* [Work to complete]: Write each line of the material exactly as given, from the top through the line that contains "const seriesNames = ['19年销量','18年销量','增长率'];", and omit all pictures.

════════

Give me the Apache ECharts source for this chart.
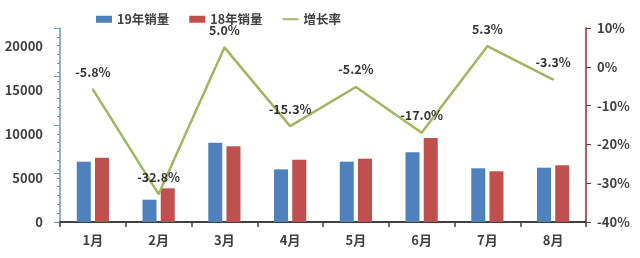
<!DOCTYPE html>
<html><head><meta charset="utf-8">
<script src="https://cdn.jsdelivr.net/npm/echarts@6/dist/echarts.min.js"></script>
<style>html,body{margin:0;padding:0;background:#fff}#c{width:640px;height:258px}</style>
</head><body><div id="c"></div>
<script>
const categories = ['1月','2月','3月','4月','5月','6月','7月','8月'];
const sales19 = [6840, 2530, 8990, 5970, 6840, 7900, 6090, 6160];
const sales18 = [7280, 3820, 8580, 7060, 7180, 9520, 5750, 6430];
const growth = [-5.8, -32.8, 5.0, -15.3, -5.2, -17.0, 5.3, -3.3];
const seriesNames = ['19年销量','18年销量','增长率'];

const font = 'Noto Sans CJK SC';
const txt = '#404040';
const lineColor = '#A0B762';
const chart = echarts.init(document.getElementById('c'));
chart.setOption({
  animation: false,
  textStyle: {fontFamily: font},
  legend: {
    top: 8, left: 91, itemWidth: 16, itemHeight: 7, itemGap: 20,
    textStyle: {fontSize: 12.5, fontWeight: 'bold', color: txt, fontFamily: font},
    data: [{name: seriesNames[0], icon: 'rect'}, {name: seriesNames[1], icon: 'rect'},
           {name: seriesNames[2], icon: 'path://M0,0 L16,0 L16,2 L0,2 Z', itemStyle: {color: lineColor, opacity: 1}}]
  },
  grid: {left: 60, right: 54, top: 28, bottom: 36},
  xAxis: {
    type: 'category', data: categories, boundaryGap: true,
    axisLine: {lineStyle: {color: '#404040', width: 2}},
    axisTick: {show: true, alignWithLabel: false, length: 5, lineStyle: {color: '#404040', width: 1.5}},
    axisLabel: {fontSize: 13, fontWeight: 'bold', color: txt, margin: 12, fontFamily: font}
  },
  yAxis: [
    {
      type: 'value', min: 0, max: 22000, interval: 1000, position: 'left',
      splitLine: {show: false},
      axisLine: {show: true, lineStyle: {color: '#6F95C5', width: 1.5}},
      axisTick: {show: true, inside: false, length: 3, lineStyle: {color: '#6F95C5'}},
      axisLabel: {fontSize: 13, fontWeight: 'bold', color: txt, margin: 17, fontFamily: font,
        formatter: v => (v % 5000 === 0 ? String(v) : '')}
    },
    {
      type: 'value', min: -40, max: 10, interval: 10, position: 'right',
      splitLine: {show: false},
      axisLine: {show: true, lineStyle: {color: '#8E2A35', width: 1.5}},
      axisTick: {show: true, length: 5, lineStyle: {color: '#8E2A35'}},
      axisLabel: {fontSize: 13, fontWeight: 'bold', color: txt, margin: 11, fontFamily: font,
        formatter: v => v + '%'}
    },
    {
      type: 'value', min: 0, max: 20000, interval: 5000, position: 'left',
      splitLine: {show: false},
      axisLine: {show: false},
      axisTick: {show: true, length: 6, lineStyle: {color: '#6F95C5'}},
      axisLabel: {show: false}
    }
  ],
  series: [
    {name: seriesNames[0], type: 'bar', yAxisIndex: 0, data: sales19, barWidth: 14, barGap: '30%',
      itemStyle: {color: '#4F81BD'}},
    {name: seriesNames[1], type: 'bar', yAxisIndex: 0, data: sales18, barWidth: 14, barGap: '30%',
      itemStyle: {color: '#C0504D'}},
    {name: seriesNames[2], type: 'line', yAxisIndex: 1, data: growth, symbol: 'circle', symbolSize: 2,
      showSymbol: true, showAllSymbol: true,
      lineStyle: {color: lineColor, width: 2.5}, itemStyle: {color: lineColor},
      label: {show: true, position: 'top', distance: 10, fontSize: 12.5, fontWeight: 'bold', color: '#333',
        fontFamily: font, formatter: p => p.value.toFixed(1) + '%'}}
  ]
});
</script></body></html>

════════

* [Response for this exercise]:
Give me the Apache ECharts source for this chart.
<!DOCTYPE html>
<html><head><meta charset="utf-8">
<script src="https://cdn.jsdelivr.net/npm/echarts@6/dist/echarts.min.js"></script>
<style>html,body{margin:0;padding:0;background:#fff}#c{width:640px;height:258px}</style>
</head><body><div id="c"></div>
<script>
const categories = ['1月','2月','3月','4月','5月','6月','7月','8月'];
const sales19 = [6840, 2530, 8990, 5970, 6840, 7900, 6090, 6160];
const sales18 = [7280, 3820, 8580, 7060, 7180, 9520, 5750, 6430];
const growth = [-5.8, -32.8, 5.0, -15.3, -5.2, -17.0, 5.3, -3.3];
const seriesNames = ['19年销量','18年销量','增长率'];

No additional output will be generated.